The way in which Jones homogenises both the working classes (which are also romanticized to an extent) and middle classes will strike many as offensive and largely hypocritical; there is very little complexity to his portrayal of either, and perhaps worse still he credits neither with any real sense of autonomy. This lack of personal responsibility is one of the greatest oversights in Chavs; to suggest that the blame for the chav caricature falls between an irresponsible media and selfish politicians, is to abdicate responsibility on behalf of the individuals who regurgitate mindless stereotypes and partake in such distasteful events as ‘dress as a chav’ parties (and no, these aren’t limited to vulgar Oxbridge students divorced from reality, as Jones suggests). Equally, it denies those at the lower end of the socio-economic scale a sense of control; again abdicating responsibility on their behalf for turning either to bad behaviour or for choosing to live as productive, valuable members of society (as most do), Jones choosing instead an economically-driven determinism set about by the ruling classes.
In the end, Jones’s solution seems to be about creating strong communities once more, but beyond a few barely developed ideas about using a transition to sustainable and green housing as a means of creating work, there is little by way of solutions offered, and the negative side of nuclear communities is not discussed at all. It would also have been nice to have a deeper exploration of commodity culture and how that has infected people at all levels of society, but disproportionally those at the bottom, many of whom have been pushed into debt to feed this unhealthy addiction to material possession.

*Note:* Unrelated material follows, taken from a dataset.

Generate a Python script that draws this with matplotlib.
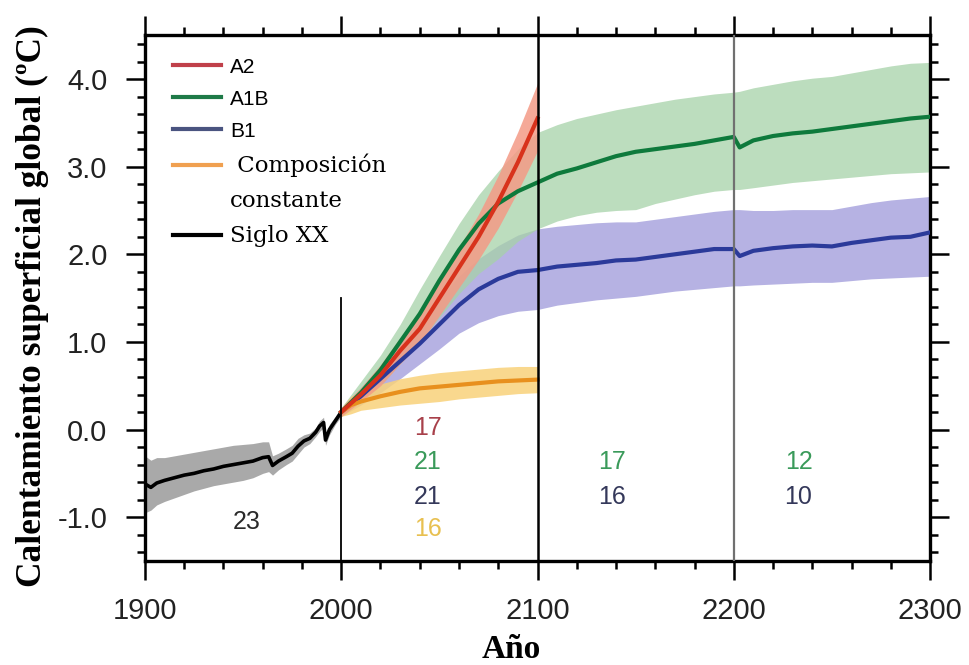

There is too much about Jones’s arguments that won’t ring true for the reader and, whilst this is a book written with real passion, which has the ability to inspire and revivify the dormant left, there is not enough content that stands up to scrutiny to make this the culturally-important book it could have been. Had Jones’s polemic been edited down to its essential points without losing its author’s energy, Chavs could have been a potent reminder of the disparity between the wealthy and the rest of society, a call to arms to the unpoliticised who today struggle not for equality or change, but for personal gain and material possessions. As it is, this is a book that may act as a reminder to some, but will fail to capture the minds of the majority; it’s a passionate polemic for the occasional reader of political thought, not comprehensive, but certainly accessible.